* Start RECORDS FOR THIS TASK *
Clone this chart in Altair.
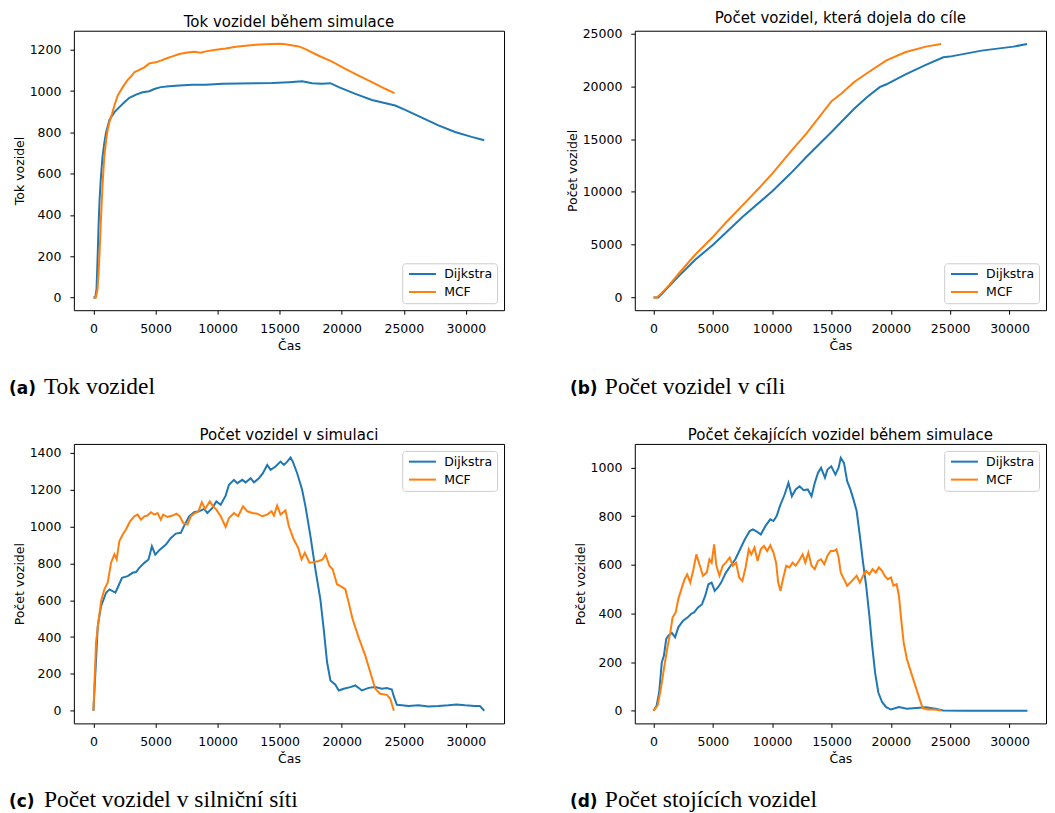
import altair as alt
import pandas as pd

# ---------------- data ----------------
series_names = ["Dijkstra", "MCF"]
series_colors = ["#1f77b4", "#ff7f0e"]
x_ticks = [0, 5000, 10000, 15000, 20000, 25000, 30000]

panel_titles = ["Tok vozidel během simulace", "Počet vozidel, která dojela do cíle",
                "Počet vozidel v simulaci", "Počet čekajících vozidel během simulace"]
y_titles = ["Tok vozidel", "Počet vozidel", "Počet vozidel", "Počet vozidel"]
caption_letters = ["(a)", "(b)", "(c)", "(d)"]
caption_texts = ["Tok vozidel", "Počet vozidel v cíli", "Počet vozidel v silniční síti", "Počet stojících vozidel"]

a_y_ticks = [0, 200, 400, 600, 800, 1000, 1200]
b_y_ticks = [0, 5000, 10000, 15000, 20000, 25000]
c_y_ticks = [0, 200, 400, 600, 800, 1000, 1200, 1400]
d_y_ticks = [0, 200, 400, 600, 800, 1000]

# (a) flow
a_dij_t = [0, 150, 250, 330, 420, 500, 600, 730, 880, 1020, 1290, 1690, 2090, 2490, 2890, 3430, 3960, 4500, 4900,
           5430, 6100, 6910, 7980, 9050, 10390, 11730, 13060, 14400, 15740, 16810, 17620, 18420, 19090, 19760,
           21100, 22430, 24310, 25110, 26450, 27790, 29130, 30460, 31480]
a_dij_v = [0, 0, 40, 180, 360, 480, 580, 680, 750, 800, 860, 898, 922, 946, 967, 983, 994, 999, 1010,
           1019, 1023, 1027, 1030, 1031, 1035, 1036, 1038, 1039, 1043, 1047, 1038, 1035, 1038, 1019,
           986, 957, 930, 909, 871, 834, 802, 778, 762]
a_mcf_t = [0, 190, 330, 460, 600, 730, 870, 1020, 1140, 1290, 1500, 1690, 1950, 2360, 2760, 3030, 3290, 3690,
           4100, 4500, 5030, 5430, 5970, 6370, 6910, 7580, 8110, 8650, 9050, 9850, 10650, 11460, 12260, 13060,
           13870, 14940, 15470, 16540, 17080, 18150, 19220, 20290, 21360, 22430, 23500, 24250]
a_mcf_v = [0, 0, 40, 170, 370, 540, 680, 760, 810, 850, 890, 930, 978, 1019, 1054, 1070, 1091, 1102,
           1115, 1134, 1139, 1147, 1160, 1168, 1179, 1187, 1190, 1186, 1192, 1200, 1206, 1214, 1219, 1224,
           1227, 1229, 1227, 1216, 1203, 1171, 1142, 1107, 1075, 1043, 1011, 990]

# (b) arrived vehicles
b_dij_t = [0, 400, 670, 1340, 2150, 3490, 5020, 7520, 10010, 11540, 12880, 15000, 16910, 17980, 19060, 19590,
           21200, 22810, 24420, 24960, 27650, 30330, 31480]
b_dij_v = [0, 0, 315, 1100, 2044, 3554, 5000, 7642, 10064, 11730, 13303, 15662, 17864, 18964, 19908, 20160,
           21103, 21952, 22738, 22801, 23367, 23745, 23997]
b_mcf_t = [0, 270, 540, 1340, 2150, 3490, 5020, 6170, 7520, 8860, 10010, 11540, 12880, 15000, 15840, 16910,
           17980, 19590, 21200, 22950, 24240]
b_mcf_v = [0, 0, 252, 1195, 2296, 4026, 5755, 7171, 8743, 10316, 11730, 13775, 15505, 18587, 19300, 20400,
           21229, 22424, 23210, 23745, 23997]

# (c) vehicles in simulation
c_dij_t = [0, 350, 620, 1020, 1290, 1770, 1950, 2300, 2760, 3160, 3430, 3690, 4100, 4440, 4710, 4980, 5350,
           5840, 6240, 6640, 7040, 7310, 7710, 8110, 8510, 8910, 9180, 9580, 9900, 10250, 10650, 10920, 11320,
           11590, 11990, 12260, 12660, 12930, 13330, 13650, 14000, 14270, 14670, 15070, 15340, 15610, 15880,
           16060, 16410, 16810, 17080, 17480, 17880, 18280, 18550, 18820, 19090, 19490, 19760, 20160, 20690,
           21100, 21630, 22170, 22700, 23240, 23640, 24040, 24170, 24440, 24840, 25380, 26180, 26980, 27790,
           28590, 29260, 29930, 30730, 31130, 31480]
c_dij_v = [0, 461, 569, 641, 659, 641, 668, 722, 731, 749, 753, 776, 803, 821, 893, 848, 875,
           902, 938, 962, 966, 1005, 1056, 1078, 1083, 1096, 1074, 1101, 1137, 1119, 1168, 1227, 1254,
           1236, 1254, 1240, 1263, 1240, 1263, 1290, 1335, 1308, 1326, 1353, 1335, 1353, 1375,
           1353, 1290, 1200, 1110, 948, 768, 605, 443, 263, 164, 141, 110, 119, 128,
           137, 110, 124, 128, 119, 123, 115, 83, 32, 29, 25, 29, 23, 25,
           29, 34, 29, 25, 25, 0]
c_mcf_t = [0, 210, 430, 620, 880, 1150, 1420, 1690, 1870, 2090, 2360, 2620, 2950, 3290, 3560, 3830, 4100, 4360,
           4630, 4900, 5170, 5430, 5620, 5970, 6370, 6690, 6960, 7230, 7580, 7840, 8110, 8460, 8730, 9000, 9370,
           9640, 9900, 10250, 10650, 10920, 11320, 11650, 12050, 12400, 12800, 13200, 13600, 14000, 14350,
           14540, 14800, 15070, 15470, 15740, 16140, 16490, 16760, 17030, 17400, 17750, 18150, 18470, 18690,
           19010, 19270, 19620, 19970, 20290, 20560, 20880, 21360, 21900, 22300, 22700, 23100, 23640, 23910,
           24200]
c_mcf_v = [0, 371, 497, 596, 659, 695, 804, 849, 822, 921, 957, 984, 1029, 1056, 1065, 1038, 1056, 1060,
           1078, 1065, 1074, 1038, 1065, 1052, 1060, 1070, 1056, 1020, 1011, 1056, 1070, 1083, 1132, 1096, 1137,
           1110, 1092, 1056, 998, 1047, 1074, 1056, 1110, 1083, 1074, 1070, 1056, 1065, 1083,
           1060, 1114, 1065, 1088, 1002, 930, 885, 822, 858, 804, 807, 813, 822, 849,
           786, 768, 687, 674, 660, 587, 497, 398, 299, 209, 119, 92, 86, 65,
           0]

# (d) waiting vehicles
d_dij_t = [0, 270, 480, 700, 880, 1070, 1280, 1550, 1820, 2090, 2490, 2890, 3160, 3420, 3750, 4090, 4360, 4630,
           4900, 5160, 5430, 5700, 6100, 6500, 6900, 7300, 7700, 8110, 8370, 8640, 9040, 9440, 9840, 10110,
           10380, 10650, 11050, 11370, 11660, 11980, 12310, 12650, 13000, 13320, 13590, 13860, 14120, 14450,
           14660, 14980, 15330, 15600, 15780, 16050, 16320, 16590, 16850, 17120, 17390, 17660, 17920, 18190,
           18400, 18670, 18940, 19260, 19610, 20010, 20680, 21350, 22150, 22950, 23750, 24420, 26160, 28840,
           31510]
d_dij_v = [0, 22, 76, 199, 227, 295, 311, 320, 302, 343, 370, 384, 398, 404, 425, 438, 473, 520,
           527, 493, 507, 527, 568, 596, 623, 664, 705, 739, 746, 739, 725, 760, 787, 780,
           800, 841, 889, 937, 882, 910, 923, 907, 910, 882, 937, 978, 999, 958,
           992, 1005, 971, 999, 1040, 1019, 944, 910, 869, 821, 719, 609, 514, 391,
           281, 158, 76, 36, 15, 5, 15, 8, 11, 14, 8, 1, 0, 0,
           0]
d_mcf_t = [0, 350, 620, 880, 1150, 1420, 1610, 1870, 2090, 2350, 2620, 2840, 3100, 3370, 3610, 3910, 4170, 4490,
           4710, 4900, 5110, 5300, 5560, 5830, 6100, 6420, 6690, 6960, 7220, 7490, 7760, 8030, 8240, 8510, 8770,
           9040, 9310, 9580, 9840, 10110, 10330, 10510, 10700, 10910, 11180, 11450, 11720, 11980, 12250, 12570,
           12790, 13050, 13320, 13590, 13860, 14120, 14390, 14660, 14930, 15200, 15410, 15600, 15780, 16050,
           16320, 16590, 16850, 17120, 17390, 17660, 17920, 18190, 18460, 18730, 18990, 19260, 19470, 19740,
           20010, 20220, 20490, 20680, 20870, 21080, 21350, 21610, 21880, 22150, 22420, 22680, 23090, 23620,
           24290]
d_mcf_v = [0, 22, 90, 172, 254, 322, 384, 404, 459, 500, 541, 561, 527, 582, 643, 596, 555, 568,
           623, 609, 684, 596, 555, 596, 609, 630, 596, 609, 548, 534, 589, 664, 643, 671, 616,
           664, 678, 657, 680, 650, 609, 527, 493, 541, 596, 589, 609, 596, 616, 643,
           609, 650, 596, 582, 616, 623, 602, 637, 657, 657, 664, 630, 568, 541,
           514, 527, 541, 555, 527, 555, 575, 561, 582, 568, 589, 575, 555, 541,
           548, 514, 520, 473, 377, 281, 213, 172, 131, 90, 49, 11, 5, 5,
           1]

# ---------------- chart ----------------
W_LEFT, W_RIGHT, H = 431, 412, 280
X_DOMAIN = [-1575, 33075]
FONT = "DejaVu Sans"


def frame(dt, dv, mt, mv):
    return pd.DataFrame({
        "t": list(dt) + list(mt),
        "v": list(dv) + list(mv),
        "s": [series_names[0]] * len(dt) + [series_names[1]] * len(mt),
    })


def panel(df, i, yticks, ydomain, legend_orient, width):
    lines = alt.Chart(df).mark_line(strokeWidth=2).encode(
        x=alt.X("t:Q", title="Čas",
                scale=alt.Scale(domain=X_DOMAIN, nice=False, zero=False),
                axis=alt.Axis(values=x_ticks, format="d")),
        y=alt.Y("v:Q", title=y_titles[i],
                scale=alt.Scale(domain=ydomain, nice=False, zero=False),
                axis=alt.Axis(values=yticks, format="d")),
        color=alt.Color("s:N",
                        scale=alt.Scale(domain=series_names, range=series_colors),
                        legend=alt.Legend(title=None, orient=legend_orient)),
    )
    cap = pd.DataFrame({"letter": [caption_letters[i]], "text": [caption_texts[i]]})
    cap_letter = alt.Chart(cap).mark_text(
        align="left", baseline="alphabetic", font=FONT, fontWeight="bold",
        fontSize=17, color="black"
    ).encode(x=alt.value(-65), y=alt.value(H + 84), text="letter:N")
    cap_text = alt.Chart(cap).mark_text(
        align="left", baseline="alphabetic", font="Liberation Serif",
        fontSize=23.5, color="black"
    ).encode(x=alt.value(-30), y=alt.value(H + 84), text="text:N")
    return alt.layer(lines, cap_letter, cap_text).properties(
        width=width, height=H,
        title=alt.TitleParams(text=panel_titles[i], font=FONT, fontSize=15, fontWeight="normal",
                              color="black", anchor="middle", offset=1),
    )


pa = panel(frame(a_dij_t, a_dij_v, a_mcf_t, a_mcf_v), 0, a_y_ticks, [-61, 1292], "bottom-right", W_LEFT)
pb = panel(frame(b_dij_t, b_dij_v, b_mcf_t, b_mcf_v), 1, b_y_ticks, [-1200, 25250], "bottom-right", W_RIGHT)
pc = panel(frame(c_dij_t, c_dij_v, c_mcf_t, c_mcf_v), 2, c_y_ticks, [-69, 1449], "top-right", W_LEFT)
pd_ = panel(frame(d_dij_t, d_dij_v, d_mcf_t, d_mcf_v), 3, d_y_ticks, [-52, 1097], "top-right", W_RIGHT)

chart = alt.concat(
    pa, pb, pc, pd_, columns=2, spacing={"row": 134, "column": 131}, bounds="flush"
).properties(
    padding={"left": 0, "top": 2, "right": 0, "bottom": 0}
).resolve_scale(
    color="independent"
).configure_view(
    stroke="black", strokeWidth=1
).configure_axis(
    grid=False, domain=False, tickColor="black", tickSize=4, tickWidth=1,
    labelFont=FONT, labelFontSize=12.5, labelColor="black",
    labelFlush=False, labelOverlap=False,
    titleFont=FONT, titleFontSize=12.5, titleFontWeight="normal", titleColor="black",
).configure_axisX(
    labelPadding=8, titlePadding=5
).configure_axisY(
    labelPadding=9, titlePadding=3
).configure_legend(
    fillColor="rgba(255,255,255,0.8)", strokeColor="#cccccc", strokeWidth=1, cornerRadius=3,
    padding=4.5, labelFont=FONT, labelFontSize=12.5, labelColor="black",
    symbolType="M-3.375,0H3.375", symbolSize=64, symbolStrokeWidth=2, symbolOffset=9.5,
    labelOffset=15.5, rowPadding=5, offset=7,
)

chart.save("out.html", embed_options={"renderer": "svg", "actions": False})
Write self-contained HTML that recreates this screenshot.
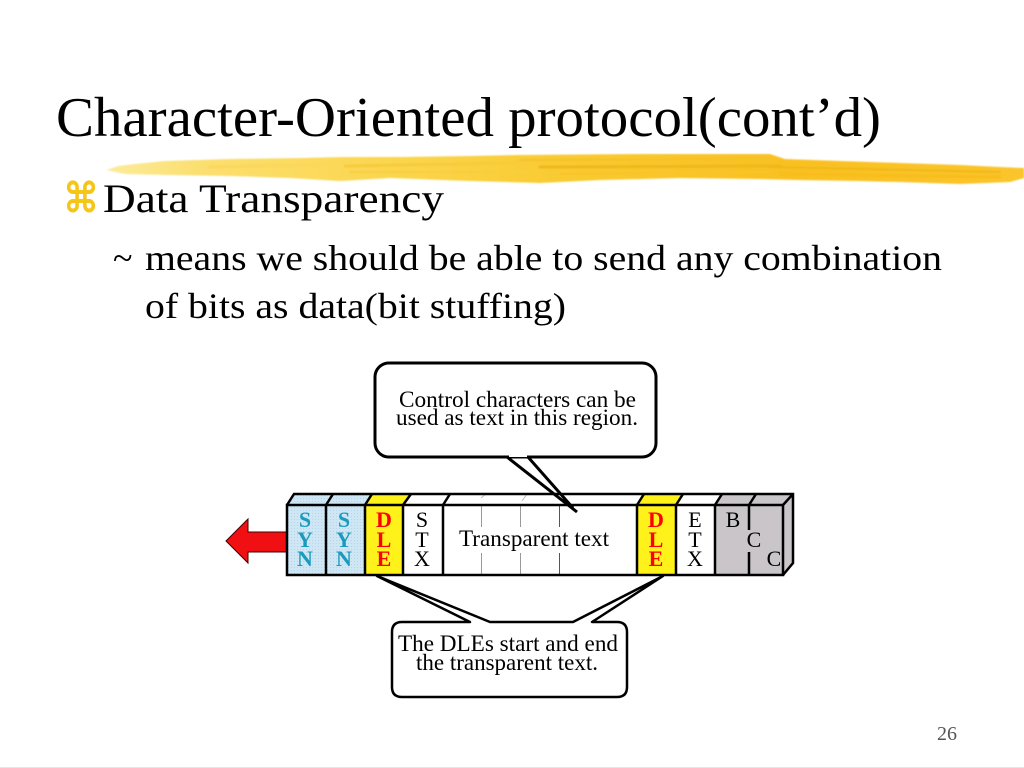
* End RECORDS FOR THIS TASK *
> [GOAL]: Please return, exactly as written, the lines from the first line of the records above through the line containing "import pandas as pd", both included, leaving out any pictures.

> [TASK OUTPUT]:
Clone this chart in Altair.
import altair as alt
import pandas as pd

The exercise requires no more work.